Many artists presenting concerts today make it a point to note the joy, for them and for audiences, in returning to live performances. On Sunday afternoon, mezzo-soprano Jamie Barton and composer/pianist Jake Heggie took it up a notch with a program of songs that specifically celebrated the effects music can have on us. From the jump, they captivated a rapt audience at Hertz Hall at the University of California in Berkeley with glorious music-making and easy, witty, intelligent conversation.

Among today’s most prolific and successful opera composers (Dead Man Walking, Moby-Dick, It’s a Wonderful Life) Heggie has since the 1990s been writing songs for an impressive list of singers, especially celebrated mezzos including Frederica von Stade, Susan Graham and Joyce DiDonato. Barton seems to have a special rapport with the composer, and it seeps into the music. Everything flowed seamlessly and gained extra depth from their apparent mind meld.

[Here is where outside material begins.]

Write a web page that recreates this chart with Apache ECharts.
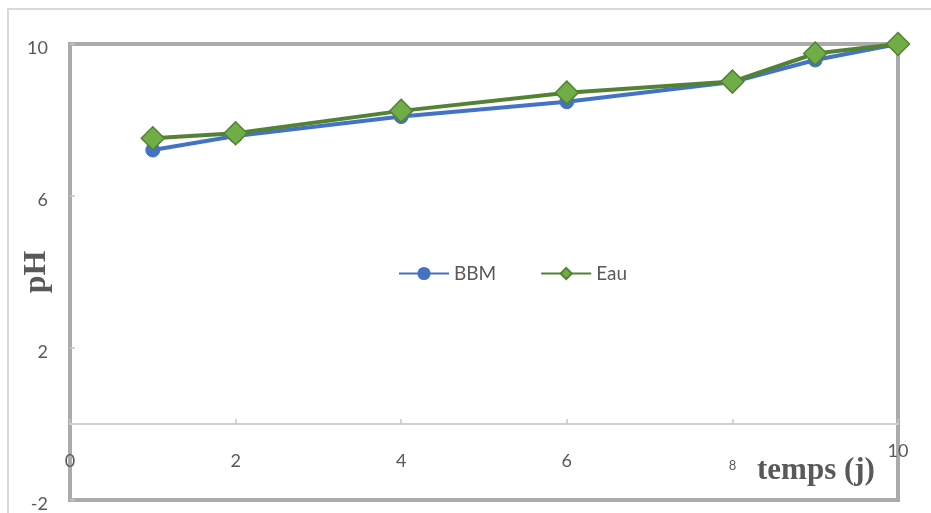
<!DOCTYPE html>
<html>
<head>
<meta charset="utf-8">
<script src="https://cdn.jsdelivr.net/npm/echarts@6/dist/echarts.min.js"></script>
<style>
  html, body { margin: 0; padding: 0; background: #ffffff; }
  #chart { width: 931px; height: 513px; }
</style>
</head>
<body>
<div id="chart"></div>
<script>
// Sampling days and measured pH for each medium
const days = [1, 2, 4, 6, 8, 9, 10];
const phBBM = [7.21, 7.58, 8.09, 8.48, 9.0, 9.58, 10.0];
const phEau = [7.52, 7.65, 8.24, 8.72, 9.01, 9.75, 10.0];
const seriesNames = ['BBM', 'Eau'];
const xTicks = [0, 2, 4, 6, 8, 10];
const yTicks = [-2, 2, 6, 10];

const toPairs = (xs, ys) => xs.map((x, i) => [x, ys[i]]);

const chart = echarts.init(document.getElementById('chart'), null, { renderer: 'canvas' });

const baseFont = 'Lato, "Open Sans", sans-serif';

chart.setOption({
  animation: false,
  backgroundColor: '#ffffff',
  grid: {
    left: 70, right: 33, top: 44, bottom: 13,
    containLabel: false,
    outerBoundsMode: 'none',
    show: true,
    borderColor: '#ababab',
    borderWidth: 4,
    backgroundColor: 'transparent'
  },
  legend: {
    left: 393,
    top: 259,
    itemWidth: 50,
    itemHeight: 14,
    itemGap: 44,
    data: seriesNames,
    textStyle: { color: '#595959', fontSize: 19, fontFamily: baseFont }
  },
  xAxis: {
    type: 'value',
    min: xTicks[0],
    max: xTicks[xTicks.length - 1],
    interval: 2,
    axisLine: { onZero: true, lineStyle: { color: '#d0d0d0', width: 2 } },
    axisTick: { inside: true, length: 5, lineStyle: { color: '#c8c8c8', width: 1.5 } },
    splitLine: { show: false },
    axisLabel: {
      // labels sit in the band between the zero line and the bottom border
      margin: -58,
      verticalAlign: 'top',
      formatter: function (v) {
        if (v === 8) return '{s|' + v + '}';
        if (v === 10) return '{t|' + v + '}';
        return '{n|' + v + '}';
      },
      rich: {
        n: { color: '#595959', fontSize: 18, fontFamily: baseFont, padding: [10, 0, 0, 0] },
        s: { color: '#595959', fontSize: 13, fontFamily: baseFont, padding: [17, 0, 0, 0] },
        t: { color: '#595959', fontSize: 18, fontFamily: baseFont, padding: [0, 0, 0, 0] }
      }
    }
  },
  yAxis: {
    type: 'value',
    min: yTicks[0],
    max: yTicks[yTicks.length - 1],
    interval: 4,
    axisLine: { show: false },
    axisTick: { show: true, inside: true, length: 5, lineStyle: { color: '#c8c8c8', width: 1.5 } },
    splitLine: { show: false },
    axisLabel: {
      margin: 22,
      formatter: function (v) { return '{y|' + v + '}'; },
      rich: {
        y: { color: '#595959', fontSize: 18, fontFamily: baseFont, padding: [8, 0, 0, 0] }
      }
    }
  },
  graphic: [
    {
      type: 'rect',
      silent: true,
      shape: { x: 8, y: 9, width: 960, height: 540 },
      style: { fill: 'none', stroke: '#d9d9d9', lineWidth: 2 }
    },
    {
      type: 'text',
      silent: true,
      x: 37, y: 272,
      rotation: Math.PI / 2,
      style: {
        text: 'pH',
        fill: '#595959',
        font: 'bold 32px "Liberation Serif", "Times New Roman", serif',
        align: 'center',
        verticalAlign: 'middle'
      }
    },
    {
      type: 'text',
      silent: true,
      x: 757, y: 471,
      style: {
        text: 'temps (j)',
        fill: '#595959',
        font: 'bold 31px "Liberation Serif", "Times New Roman", serif',
        align: 'left',
        verticalAlign: 'middle'
      }
    }
  ],
  series: [
    {
      name: seriesNames[0],
      type: 'line',
      data: toPairs(days, phBBM),
      symbol: 'circle',
      symbolSize: 14,
      z: 2,
      lineStyle: { color: '#4472c4', width: 4 },
      itemStyle: { color: '#4472c4', borderColor: '#4472c4', borderWidth: 1 }
    },
    {
      name: seriesNames[1],
      type: 'line',
      data: toPairs(days, phEau),
      symbol: 'diamond',
      symbolSize: 23,
      z: 3,
      lineStyle: { color: '#548235', width: 4 },
      itemStyle: { color: '#70ad47', borderColor: '#548235', borderWidth: 1.5 }
    }
  ]
});
</script>
</body>
</html>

Barton can amp up her richly textured voice into magnificent climactic moments and shape delicate phrases into something both conversational and musically fluid. An accomplished pianist, Heggie made the fast-moving spin of Schubert’s ‘Gretchen am Spinnrade’ ripple deftly and fashioned Brahms’s poignant chords into a heart-melting frame for Barton in ‘Von ewiger Liebe’. But as a pianist, he is at his best in his own music, which made up half the program.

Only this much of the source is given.